11. The Buyer’s Checklist: 12 Questions for GRP Rebar

#  Question  Good Answer  Red Flag 
1  What resin system — vinyl ester or polyester?  Vinyl ester confirmed  ‘Polyester’ or unspecified 
2  What is the glass fibre content by weight?  70–75%  Below 65% or unknown 
3  Can you provide tensile strength data for each diameter?  Certified test data per bar size  Single value for all sizes 
4  Has the rebar been tested to ASTM D7205?  Yes — report available  ‘Equivalent standard’ 
5  Does the supplier understand ACI 440.1R and CEN/TS 19101?  Yes — can provide design support  ‘We just supply the bars’ 
6  What is the surface profile — helical, sand-coated, or smooth?  Helical recess (standard)  Smooth or unspecified 
7  Are pre-bent shapes available (hooks, stirrups, U-bars)?  Yes — to BS 8666 shape codes  ‘Cut to length only’ 
8  Is the product manufactured under ISO 9001?  Current certificate  No / expired 
9  Can you provide mill test certificates per batch?  Yes — per production batch  ‘Generic certificate’ 
10  What is the declared design life?  100+ years with supporting data  ‘Long lasting’ 
11  Can you provide rebar scheduling and design support?  Full technical team available  ‘That’s the engineer’s job’ 
12  Do you have an Environmental Product Declaration?  Published EPD with carbon data  No / in progress 

12. The Bottom Line

GRP rebar is no longer an emerging material. It has a twenty-year track record of international code coverage through ACI 440, European-level design guidance through CEN/TS 19101, and a growing body of successful projects across marine, offshore, bridge, water, and infrastructure sectors worldwide.

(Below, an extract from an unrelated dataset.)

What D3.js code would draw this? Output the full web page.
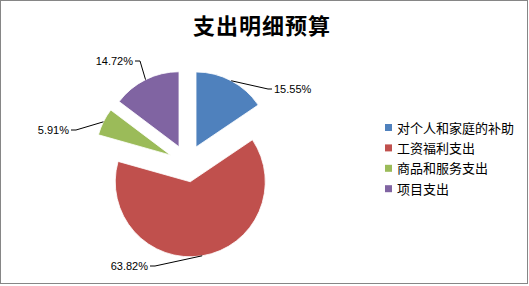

The performance data is unequivocal: two to three times the tensile strength of steel, one-fifth of the weight, zero corrosion, 100+ year design life, and a 73.7% carbon saving when properly assessed on a weight-for-function basis.

The question for structural engineers is no longer ‘can I use GRP rebar?’ — the standards say yes. The question is ‘in which environments is it irresponsible not to?’